[Start]

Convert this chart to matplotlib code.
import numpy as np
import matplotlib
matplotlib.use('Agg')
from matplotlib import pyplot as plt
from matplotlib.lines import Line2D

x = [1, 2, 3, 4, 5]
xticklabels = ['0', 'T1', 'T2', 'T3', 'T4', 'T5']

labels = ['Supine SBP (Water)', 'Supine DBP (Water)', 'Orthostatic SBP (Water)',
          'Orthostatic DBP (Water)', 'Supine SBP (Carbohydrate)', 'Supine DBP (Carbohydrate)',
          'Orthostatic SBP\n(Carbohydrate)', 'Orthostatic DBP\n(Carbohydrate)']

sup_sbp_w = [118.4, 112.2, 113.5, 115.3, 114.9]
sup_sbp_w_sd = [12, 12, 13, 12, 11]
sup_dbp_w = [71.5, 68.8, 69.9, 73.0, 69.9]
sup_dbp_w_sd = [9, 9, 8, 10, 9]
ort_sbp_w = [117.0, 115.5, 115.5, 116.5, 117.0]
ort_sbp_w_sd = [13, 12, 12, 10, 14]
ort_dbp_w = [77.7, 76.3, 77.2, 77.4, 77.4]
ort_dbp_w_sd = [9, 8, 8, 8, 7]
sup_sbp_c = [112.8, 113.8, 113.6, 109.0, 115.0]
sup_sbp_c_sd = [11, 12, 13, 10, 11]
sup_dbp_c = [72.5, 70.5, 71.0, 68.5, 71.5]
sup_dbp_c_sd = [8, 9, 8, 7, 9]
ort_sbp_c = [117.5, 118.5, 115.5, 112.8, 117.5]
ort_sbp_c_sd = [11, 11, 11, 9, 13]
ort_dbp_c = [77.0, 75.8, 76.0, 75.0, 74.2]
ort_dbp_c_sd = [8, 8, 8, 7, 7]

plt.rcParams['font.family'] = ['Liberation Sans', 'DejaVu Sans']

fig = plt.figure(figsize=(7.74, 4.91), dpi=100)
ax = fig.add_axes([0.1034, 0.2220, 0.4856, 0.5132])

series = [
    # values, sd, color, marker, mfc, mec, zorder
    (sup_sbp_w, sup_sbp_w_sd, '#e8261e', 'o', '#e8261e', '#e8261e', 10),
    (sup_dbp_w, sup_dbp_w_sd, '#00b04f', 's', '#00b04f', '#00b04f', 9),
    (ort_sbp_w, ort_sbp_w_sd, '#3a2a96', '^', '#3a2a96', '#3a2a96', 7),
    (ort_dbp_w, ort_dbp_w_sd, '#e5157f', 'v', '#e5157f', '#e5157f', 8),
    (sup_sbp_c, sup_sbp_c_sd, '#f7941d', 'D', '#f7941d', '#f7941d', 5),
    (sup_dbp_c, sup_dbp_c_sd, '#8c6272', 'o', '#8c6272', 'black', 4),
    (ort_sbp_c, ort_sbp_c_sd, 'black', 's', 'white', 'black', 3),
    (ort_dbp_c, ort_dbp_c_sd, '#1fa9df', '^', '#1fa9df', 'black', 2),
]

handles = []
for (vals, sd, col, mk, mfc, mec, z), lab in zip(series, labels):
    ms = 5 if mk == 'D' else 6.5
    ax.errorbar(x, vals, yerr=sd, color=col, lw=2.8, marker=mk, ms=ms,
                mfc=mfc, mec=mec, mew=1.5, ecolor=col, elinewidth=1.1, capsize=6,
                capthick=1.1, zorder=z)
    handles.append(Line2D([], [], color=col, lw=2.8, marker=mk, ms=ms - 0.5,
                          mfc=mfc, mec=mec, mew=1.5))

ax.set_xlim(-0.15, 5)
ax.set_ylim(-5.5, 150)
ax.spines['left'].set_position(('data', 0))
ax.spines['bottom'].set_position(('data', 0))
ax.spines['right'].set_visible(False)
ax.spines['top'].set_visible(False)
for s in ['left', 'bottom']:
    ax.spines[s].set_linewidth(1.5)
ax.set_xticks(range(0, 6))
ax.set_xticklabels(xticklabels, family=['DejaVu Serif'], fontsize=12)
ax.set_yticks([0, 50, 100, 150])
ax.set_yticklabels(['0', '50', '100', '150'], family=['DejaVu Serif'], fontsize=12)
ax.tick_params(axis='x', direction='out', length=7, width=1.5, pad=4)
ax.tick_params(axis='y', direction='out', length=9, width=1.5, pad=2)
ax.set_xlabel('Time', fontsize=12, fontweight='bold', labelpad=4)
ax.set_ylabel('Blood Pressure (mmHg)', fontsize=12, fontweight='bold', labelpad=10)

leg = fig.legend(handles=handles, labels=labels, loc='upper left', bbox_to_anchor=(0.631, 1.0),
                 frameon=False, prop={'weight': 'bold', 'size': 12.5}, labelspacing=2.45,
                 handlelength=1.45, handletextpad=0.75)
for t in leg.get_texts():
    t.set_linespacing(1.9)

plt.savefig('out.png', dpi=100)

[End]

Return all of the data word for word.

▶ [ANSWER TO THE TASK]
Convert this chart to matplotlib code.
import numpy as np
import matplotlib
matplotlib.use('Agg')
from matplotlib import pyplot as plt
from matplotlib.lines import Line2D

x = [1, 2, 3, 4, 5]
xticklabels = ['0', 'T1', 'T2', 'T3', 'T4', 'T5']

labels = ['Supine SBP (Water)', 'Supine DBP (Water)', 'Orthostatic SBP (Water)',
          'Orthostatic DBP (Water)', 'Supine SBP (Carbohydrate)', 'Supine DBP (Carbohydrate)',
          'Orthostatic SBP\n(Carbohydrate)', 'Orthostatic DBP\n(Carbohydrate)']

sup_sbp_w = [118.4, 112.2, 113.5, 115.3, 114.9]
sup_sbp_w_sd = [12, 12, 13, 12, 11]
sup_dbp_w = [71.5, 68.8, 69.9, 73.0, 69.9]
sup_dbp_w_sd = [9, 9, 8, 10, 9]
ort_sbp_w = [117.0, 115.5, 115.5, 116.5, 117.0]
ort_sbp_w_sd = [13, 12, 12, 10, 14]
ort_dbp_w = [77.7, 76.3, 77.2, 77.4, 77.4]
ort_dbp_w_sd = [9, 8, 8, 8, 7]
sup_sbp_c = [112.8, 113.8, 113.6, 109.0, 115.0]
sup_sbp_c_sd = [11, 12, 13, 10, 11]
sup_dbp_c = [72.5, 70.5, 71.0, 68.5, 71.5]
sup_dbp_c_sd = [8, 9, 8, 7, 9]
ort_sbp_c = [117.5, 118.5, 115.5, 112.8, 117.5]
ort_sbp_c_sd = [11, 11, 11, 9, 13]
ort_dbp_c = [77.0, 75.8, 76.0, 75.0, 74.2]
ort_dbp_c_sd = [8, 8, 8, 7, 7]

plt.rcParams['font.family'] = ['Liberation Sans', 'DejaVu Sans']

fig = plt.figure(figsize=(7.74, 4.91), dpi=100)
ax = fig.add_axes([0.1034, 0.2220, 0.4856, 0.5132])

series = [
    # values, sd, color, marker, mfc, mec, zorder
    (sup_sbp_w, sup_sbp_w_sd, '#e8261e', 'o', '#e8261e', '#e8261e', 10),
    (sup_dbp_w, sup_dbp_w_sd, '#00b04f', 's', '#00b04f', '#00b04f', 9),
    (ort_sbp_w, ort_sbp_w_sd, '#3a2a96', '^', '#3a2a96', '#3a2a96', 7),
    (ort_dbp_w, ort_dbp_w_sd, '#e5157f', 'v', '#e5157f', '#e5157f', 8),
    (sup_sbp_c, sup_sbp_c_sd, '#f7941d', 'D', '#f7941d', '#f7941d', 5),
    (sup_dbp_c, sup_dbp_c_sd, '#8c6272', 'o', '#8c6272', 'black', 4),
    (ort_sbp_c, ort_sbp_c_sd, 'black', 's', 'white', 'black', 3),
    (ort_dbp_c, ort_dbp_c_sd, '#1fa9df', '^', '#1fa9df', 'black', 2),
]

handles = []
for (vals, sd, col, mk, mfc, mec, z), lab in zip(series, labels):
    ms = 5 if mk == 'D' else 6.5
    ax.errorbar(x, vals, yerr=sd, color=col, lw=2.8, marker=mk, ms=ms,
                mfc=mfc, mec=mec, mew=1.5, ecolor=col, elinewidth=1.1, capsize=6,
                capthick=1.1, zorder=z)
    handles.append(Line2D([], [], color=col, lw=2.8, marker=mk, ms=ms - 0.5,
                          mfc=mfc, mec=mec, mew=1.5))

ax.set_xlim(-0.15, 5)
ax.set_ylim(-5.5, 150)
ax.spines['left'].set_position(('data', 0))
ax.spines['bottom'].set_position(('data', 0))
ax.spines['right'].set_visible(False)
ax.spines['top'].set_visible(False)
for s in ['left', 'bottom']:
    ax.spines[s].set_linewidth(1.5)
ax.set_xticks(range(0, 6))
ax.set_xticklabels(xticklabels, family=['DejaVu Serif'], fontsize=12)
ax.set_yticks([0, 50, 100, 150])
ax.set_yticklabels(['0', '50', '100', '150'], family=['DejaVu Serif'], fontsize=12)
ax.tick_params(axis='x', direction='out', length=7, width=1.5, pad=4)
ax.tick_params(axis='y', direction='out', length=9, width=1.5, pad=2)
ax.set_xlabel('Time', fontsize=12, fontweight='bold', labelpad=4)
ax.set_ylabel('Blood Pressure (mmHg)', fontsize=12, fontweight='bold', labelpad=10)

leg = fig.legend(handles=handles, labels=labels, loc='upper left', bbox_to_anchor=(0.631, 1.0),
                 frameon=False, prop={'weight': 'bold', 'size': 12.5}, labelspacing=2.45,
                 handlelength=1.45, handletextpad=0.75)
for t in leg.get_texts():
    t.set_linespacing(1.9)

plt.savefig('out.png', dpi=100)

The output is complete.